On Tuesday Canada’s largest energy company posted a 58% drop in second-quarter net income, with earnings of $333 million, or 21 cents per share, compared to $562 million, or 36 cents per share, in 2011.
Operating earnings, however, reached $1.258 billion (81 cents per common share), compared to $980 million (62 cents per common share) in the second quarter of the previous year, reportedly exceeding the average analyst estimate of 72 cents.
On a conference call to discuss these results, Williams said the stronger operating earnings and cash flow were due to increased production volumes and better margins at its refineries, but were offset somewhat by lower oil prices.

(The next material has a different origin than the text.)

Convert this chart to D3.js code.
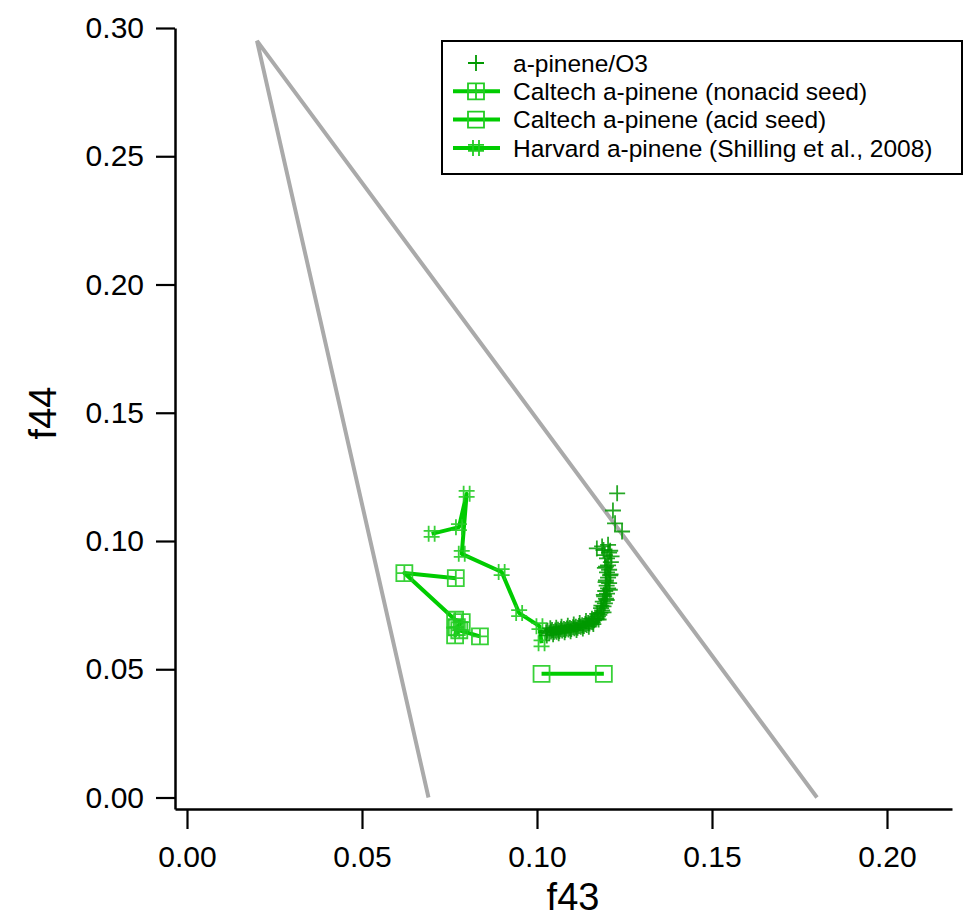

In December last year, Suncor (NYSE & TSX: SU) pulled its employees out of Syria to comply with international penalties aimed at weakening the regime of President Bashar Assad, censured for his administration’s bloody suppression of pro-democracy demonstrations.
“The situation in Syria has not improved, and the company is not certain if or when it will be feasible to resume operations,” the Canadian oil sands company said in a release.
“Based on an assessment of expected future net cash flows over a range of possible outcomes, the company recorded after-tax impairment charges and write-offs of $694 million against its assets in Syria in the second quarter of 2012.”
Suncor has not recorded any production from the Middle Eastern country in 2012.
The projects affected by today’s announcement include the Joslyn and Fort Hills oil sands mines and the Voyageur upgrader, estimated to cost more than $20 billion.